You all have flashlights and batteries for them, but what about emergency lighting? Flashlights aren't meant to be turned on and left on.  Do you have candles or oil lamps or Coleman lanterns?  The stubby emergency candles are all probably gone from the shelves now, but ANY light will do, scented candles and all, to keep little ones and adults calm in unfamiliar darkness.  Speaking of candles... how 'bout something to light them with?  Lighters won't reach all the way down in your favorite jar candle.  Matches are needed.

Irreplaceable photos and artwork need to be put in ziplock or garbage bags and then put in a big plastic tub. Not everything - just the things that can't be replaced.
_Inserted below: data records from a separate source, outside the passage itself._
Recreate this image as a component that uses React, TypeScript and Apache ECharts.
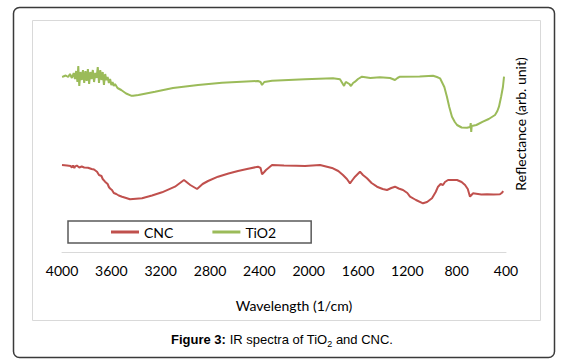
import React, { useEffect, useRef } from "react";
import * as echarts from "echarts";

// Wavenumber (1/cm) and reflectance (arb. unit)
const tio2Wn = [4000, 3990, 3970, 3950, 3935, 3920, 3905, 3895, 3885, 3875, 3868, 3860, 3850, 3840, 3830, 3820, 3810, 3800, 3790, 3780, 3770, 3760, 3750, 3740, 3730, 3720, 3710, 3700, 3690, 3680, 3670, 3660, 3650, 3640, 3630, 3620, 3610, 3600, 3590, 3580, 3570, 3550, 3520, 3480, 3440, 3424, 3380, 3246, 3100, 2897, 2703, 2411, 2390, 2378, 2360, 2297, 2030, 1803, 1746, 1713, 1700, 1689, 1670, 1657, 1640, 1624, 1600, 1568, 1500, 1422, 1340, 1300, 1280, 1260, 1100, 992, 960, 935, 900, 879, 860, 838, 815, 797, 760, 716, 690, 686, 682, 678, 640, 587, 540, 489, 470, 457, 440, 425, 416];
const tio2Val = [175.3, 175.5, 176.5, 175, 178, 174, 179, 173, 181, 170, 186, 166, 180, 172, 182, 169, 181, 171, 183, 168, 180, 173, 182, 170, 179, 174, 185, 169, 182, 172, 180, 167, 178, 172, 175, 169, 173, 167, 170, 166, 168, 164, 162, 158.5, 156.3, 156.3, 157, 160.3, 164, 167, 169.3, 171, 170, 167, 170, 171.3, 172.7, 173.7, 172.7, 166, 170, 169.3, 168, 166, 169, 170.3, 173, 175.3, 174, 174.7, 174, 172, 174, 175.3, 175.5, 176.3, 175, 173.7, 165, 155.3, 145, 135.3, 130, 127, 124.5, 124.3, 125, 129, 120, 126, 127, 130.3, 133, 137, 141, 145.3, 155, 165, 175.3];

const cncWn = [4000, 3960, 3930, 3920, 3910, 3900, 3895, 3880, 3860, 3840, 3820, 3789, 3760, 3740, 3716, 3700, 3680, 3670, 3651, 3630, 3620, 3610, 3595, 3580, 3560, 3540, 3513, 3480, 3449, 3400, 3351, 3270, 3189, 3084, 3011, 2960, 2905, 2860, 2816, 2735, 2650, 2573, 2500, 2411, 2390, 2378, 2360, 2346, 2297, 2200, 2100, 2030, 1908, 1803, 1760, 1722, 1690, 1665, 1645, 1624, 1584, 1560, 1527, 1490, 1446, 1400, 1365, 1330, 1300, 1270, 1235, 1200, 1178, 1130, 1073, 1040, 1000, 970, 951, 930, 911, 895, 870, 820, 797, 760, 732, 710, 692, 680, 668, 600, 554, 500, 449, 430, 424];
const cncVal = [87, 86.5, 86, 84.5, 86.5, 84, 85.3, 86.5, 84.5, 85.5, 84.5, 84.3, 83, 82.5, 80.3, 77, 76, 73, 70.3, 68, 65, 63.5, 62, 59, 58, 56.5, 55.3, 54, 52.7, 53.2, 53.7, 56.5, 59.7, 65.3, 72, 67, 63, 68, 71, 75.3, 78.5, 81, 83, 85.3, 84, 77.7, 80, 82, 87, 86.5, 86.3, 86, 87, 83.7, 81, 77, 73, 68.7, 72, 75.3, 80.3, 77, 73.7, 69, 65.3, 63, 62, 64, 65.3, 63.5, 62, 59, 55.3, 52, 48.7, 50, 53.7, 60, 65.3, 68, 67, 70, 72, 72, 72, 70, 67, 63, 55.3, 57, 58.7, 57.5, 57.7, 57.5, 57.7, 59.5, 61];

const seriesNames = ["CNC", "TiO2"];
const seriesColors = ["#c0504d", "#9bbb59"];
const xMin = 400;
const xMax = 4000;
const xStep = 400;

export default function App() {
  const ref = useRef<HTMLDivElement>(null);
  useEffect(() => {
    if (!ref.current) return;
    document.body.style.margin = "0";
    const chart = echarts.init(ref.current, undefined, { renderer: "svg" });
    const cncData = cncWn.map((w, i) => [w, cncVal[i]]);
    const tio2Data = tio2Wn.map((w, i) => [w, tio2Val[i]]);
    chart.setOption({
      animation: false,
      backgroundColor: "#ffffff",
      grid: { left: 62, right: 55, top: 52, bottom: 112 },
      xAxis: {
        type: "value",
        inverse: true,
        min: xMin,
        max: xMax,
        interval: xStep,
        axisLine: { show: true, lineStyle: { color: "#d9d9d9", width: 1 } },
        axisTick: { show: false },
        splitLine: { show: false },
        axisLabel: {
          color: "#000",
          fontFamily: "Lato",
          fontSize: 14,
          margin: 11,
          formatter: (v: number) => String(v),
        },
      },
      yAxis: {
        type: "value",
        min: 0,
        max: 200,
        show: false,
        splitLine: { show: false },
      },
      legend: {
        left: 68,
        top: 221,
        orient: "horizontal",
        padding: [4, 35, 4, 43],
        itemGap: 39,
        itemWidth: 28,
        itemHeight: 3,
        icon: "rect",
        borderColor: "#595959",
        borderWidth: 1.5,
        textStyle: { color: "#000", fontFamily: "Lato", fontSize: 14 },
        data: seriesNames,
      },
      series: [
        {
          name: seriesNames[0],
          type: "line",
          data: cncData,
          showSymbol: false,
          symbol: "none",
          color: seriesColors[0],
          lineStyle: { color: seriesColors[0], width: 2 },
        },
        {
          name: seriesNames[1],
          type: "line",
          data: tio2Data,
          showSymbol: false,
          symbol: "none",
          color: seriesColors[1],
          lineStyle: { color: seriesColors[1], width: 2 },
        },
      ],
      graphic: [
        {
          type: "rect",
          z: -1,
          shape: { x: 13.5, y: 7.5, width: 541, height: 350, r: 6 },
          style: { fill: "none", stroke: "#3a3a3a", lineWidth: 1.5 },
        },
        {
          type: "rect",
          z: -1,
          shape: { x: 32.5, y: 20.5, width: 508, height: 300 },
          style: { fill: "none", stroke: "#d9d9d9", lineWidth: 1 },
        },
        {
          type: "text",
          x: 294,
          y: 305,
          style: {
            text: "Wavelength (1/cm)",
            fontFamily: "Lato",
            fontSize: 14,
            fill: "#000",
            align: "center",
            verticalAlign: "middle",
          },
        },
        {
          type: "text",
          x: 520,
          y: 124,
          rotation: Math.PI / 2,
          style: {
            text: "Reflectance (arb. unit)",
            fontFamily: "Lato",
            fontSize: 14,
            fill: "#000",
            align: "center",
            verticalAlign: "middle",
          },
        },
        {
          type: "text",
          x: 282,
          y: 339,
          style: {
            text: "{b|Figure 3:}{n| IR spectra of TiO}{s|2}{n| and CNC.}",
            align: "center",
            verticalAlign: "middle",
            rich: {
              b: { fontFamily: "Liberation Sans", fontSize: 13, fontWeight: "bold", fill: "#000", lineHeight: 18, verticalAlign: "middle" },
              n: { fontFamily: "Liberation Sans", fontSize: 13, fill: "#000", lineHeight: 18, verticalAlign: "middle" },
              s: { fontFamily: "Liberation Sans", fontSize: 9, fill: "#000", lineHeight: 10, verticalAlign: "bottom" },
            },
          },
        },
      ],
    });
    return () => chart.dispose();
  }, []);
  return <div ref={ref} style={{ width: 561, height: 364 }} />;
}
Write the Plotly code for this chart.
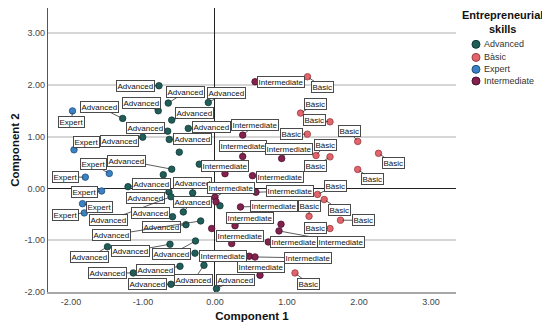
import plotly.graph_objects as go

# ---------------- data ----------------
categories = ["Advanced", "Bàsic", "Expert", "Intermediate"]

adv_x = [-0.778, -0.649, -0.788, -1.282, -0.601, -0.371, -0.657, -1.004, -0.635, -0.496,
         -0.601, -0.718, -0.093, -0.218, -1.208, -0.310, -0.639, -0.611, -0.440, -0.590,
         -0.403, -0.199, 0.069, -1.493, -0.625, -0.271, -0.278, -1.135, -0.486, -0.611,
         -0.153, 0.021]
adv_y = [1.985, 1.650, 1.501, 1.354, 1.321, 1.161, 1.108, 0.992, 0.948, 0.702,
         0.373, 0.267, 1.660, 0.470, 0.035, -0.085, -0.066, -0.159, -0.453, -0.545,
         -0.700, -0.627, -0.333, -1.126, -1.077, -1.014, -1.251, -1.632, -1.503, -1.851,
         -1.484, -1.934]

bas_x = [1.285, 1.188, 1.597, 1.282, 1.982, 1.403, 1.597, 2.271, 1.982, 1.424,
         1.517, 1.306, 1.743, 1.597, 1.111]
bas_y = [2.159, 1.456, 1.288, 1.050, 0.909, 0.638, 0.611, 0.679, 0.368, -0.114,
         -0.213, -0.536, -0.613, -0.774, -1.632]

exp_x = [-1.979, -1.958, -1.468, -1.801, -1.574, -1.840, -1.815]
exp_y = [1.499, 0.747, 0.290, 0.219, -0.048, -0.294, -0.472]

int_x = [0.556, 0.385, 0.385, 0.926, 0.139, 0.521, 0.000, 0.014, 0.569, 0.354,
         0.278, -0.046, 0.232, 0.917, 0.889, 0.740, 0.476, 0.556, 0.625]
int_y = [2.062, 1.031, 0.619, 0.580, 0.286, 0.248, -0.168, -0.255, -0.072, -0.356,
         -0.720, -0.774, -1.064, -0.691, -0.820, -1.033, -1.309, -1.323, -1.677]

x_ticks = [-2, -1, 0, 1, 2, 3]
x_tick_labels = ["-2.00", "-1.00", "0.00", "1.00", "2.00", "3.00"]
y_ticks = [-2, -1, 0, 1, 2, 3]
y_tick_labels = ["-2.00", "-1.00", "0.00", "1.00", "2.00", "3.00"]

legend_title = "Entrepreneurial<br>skills"

# ---------------- label placement (pixel offsets of label boxes) ----------------
adv_off = [(-23, 0), (17, -11), (-17, -8), (-23, -11), (23, -7.5), (23, -1), (-22, -3.5), (-23, 4),
           (23, 0), None, (-45, -8.5), None, (18, -10), None, (23, -3), (0, -10),
           (-23, 6), (-62, 23.5), (9, -10), (-22.5, -3.5), (-24, 2.5), (-89, 14), None, (-17.5, 10.5),
           (-39, 7), (-24, 13.3), None, (-26, 0), (-24, 4), (-23, 0), (-10, 14.5), (18.5, -9)]
bas_off = [(14.5, 10), (15, -9), (-15, -2), (-16, 0), (-8, -10), (9, -10), (-14, 9), (14.5, 10),
           (14.5, 10), (17.5, -8.5), (15, 10), (0, -10), (22.5, 0), (-14, -1), (14, 11)]
exp_off = [(-1, 11), (12, -8), (-16, -9), (-20, 0), (-17, 1), (17, 3), (-19, 2)]
int_off = [(25.5, 0), (12, -10), (0, -10), (7, -9), (0, -8), (27, 1), (16, -9), None,
           (34.5, -1), (33.5, -1), (15, -8), None, (8, -8), None, (62, 11.5), (25.7, 0.5),
           (-26, 0), (53, 1), (1, -8)]

series = [
    ("Advanced", adv_x, adv_y, adv_off, "#1f5e59", "#113a37"),
    ("Bàsic", bas_x, bas_y, bas_off, "#e2656c", "#9a3a40"),
    ("Expert", exp_x, exp_y, exp_off, "#3a82c4", "#1f4f80"),
    ("Intermediate", int_x, int_y, int_off, "#83224f", "#4c0f2d"),
]

FONT = "Liberation Sans, Arial, sans-serif"

fig = go.Figure()
annotations = []
shapes = []
for name, xs, ys, offs, fill, edge in series:
    fig.add_trace(go.Scatter(
        x=xs, y=ys, mode="markers", name=name, showlegend=False,
        marker=dict(size=6.5, color=fill, line=dict(color=edge, width=0.8)),
    ))
    for xv, yv, off in zip(xs, ys, offs):
        if off is None:
            continue
        annotations.append(dict(
            x=xv, y=yv, xref="x", yref="y", text=name,
            showarrow=True, arrowhead=0, arrowwidth=0.8, arrowcolor="#333333",
            ax=off[0], ay=off[1], standoff=2,
            font=dict(family=FONT, size=8, color="#111111"),
            bgcolor="white", bordercolor="#4a4a4a", borderwidth=1, borderpad=0.5,
        ))

# ---------------- legend (drawn in paper coordinates) ----------------
annotations.append(dict(
    x=1.113, y=1.0, xref="paper", yref="paper", xanchor="center", yanchor="top",
    text="<b>" + legend_title + "</b>", showarrow=False, align="center",
    font=dict(family=FONT, size=11, color="#111111"), borderpad=0,
))
leg_y = [0.872, 0.826, 0.784, 0.743]
for (name, xs, ys, offs, fill, edge), ly in zip(series, leg_y):
    shapes.append(dict(
        type="circle", xref="paper", yref="paper",
        xsizemode="pixel", ysizemode="pixel", xanchor=1.049, yanchor=ly,
        x0=-4, x1=4, y0=-4, y1=4,
        fillcolor=fill, line=dict(color=edge, width=1),
    ))
    annotations.append(dict(
        x=1.064, y=ly, xref="paper", yref="paper", xanchor="left", yanchor="middle",
        text=name, showarrow=False,
        font=dict(family=FONT, size=9, color="#333333"),
    ))

fig.update_layout(
    width=542, height=324,
    margin=dict(l=40, r=94, t=0, b=40),
    paper_bgcolor="white", plot_bgcolor="white",
    font=dict(family=FONT, color="#333333"),
    annotations=annotations, shapes=shapes, showlegend=False,
    xaxis=dict(
        range=[-2.319, 3.347], tickvals=x_ticks, ticktext=x_tick_labels,
        showgrid=False, zeroline=True, zerolinecolor="#222222", zerolinewidth=1.3,
        showline=True, linecolor="#a8a8a8", linewidth=2, mirror=False,
        ticks="", tickfont=dict(family=FONT, size=9, color="#444444"),
        title=dict(text="<b>Component 1</b>", font=dict(family=FONT, size=11.5, color="#111111"), standoff=6),
    ),
    yaxis=dict(
        range=[-2.0, 3.487], tickvals=y_ticks, ticktext=y_tick_labels,
        showgrid=True, gridcolor="#d6d6d6", gridwidth=1.5,
        zeroline=True, zerolinecolor="#222222", zerolinewidth=1.3,
        showline=True, linecolor="#555555", linewidth=1.3,
        ticks="", tickfont=dict(family=FONT, size=9, color="#444444"),
        title=dict(text="<b>Component 2</b>", font=dict(family=FONT, size=11.5, color="#111111"), standoff=2),
    ),
)

fig.write_html("out.html")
Take them out as quickly as its safe.  Irreplaceable photos and artwork don't store well in tubs.

Gather health, life, car, and home insurance policies in one place.  Just in case.  I've a zippered binder with those documents plus an extensive list of phone numbers and addresses of friends and family.  Just in case.

Now that I've hastily put together a list of things you may or may not have thought about, you need to know one more thing:  the wind will blow.  It will blow and blow and you'll begin to think it will never end as it howls through every crack and crevice in your dwelling.  And it will rain hard blowing rain driven by hurricane force winds.  It's unsettling -- all that wind and rain.  It will pass, leaving one big mess of an aftermath to deal with.  Keep your wits about you.  It does no one any good to become hysterical.

Ice storms, driving in snow, hurricanes, and dentists have all served to help me get over my fears and become a strong parent for my sons.  Sandy is not that strong of a hurricane, just a big one hitting an area unaccustomed to hurricanes and complicated by two other merging weather fronts.  You can deal with fear.

I guess that's about it.  It's not an exhaustive list by any means - just a small one compiled from life experience.  I wanted the folks dealing with Sandy that stop in here at Mayree's to know I'm thinking about y'all, praying for your safety.  If you want to get completely out of the way, I've three empty beds and a front porch begging visiting.  Come on...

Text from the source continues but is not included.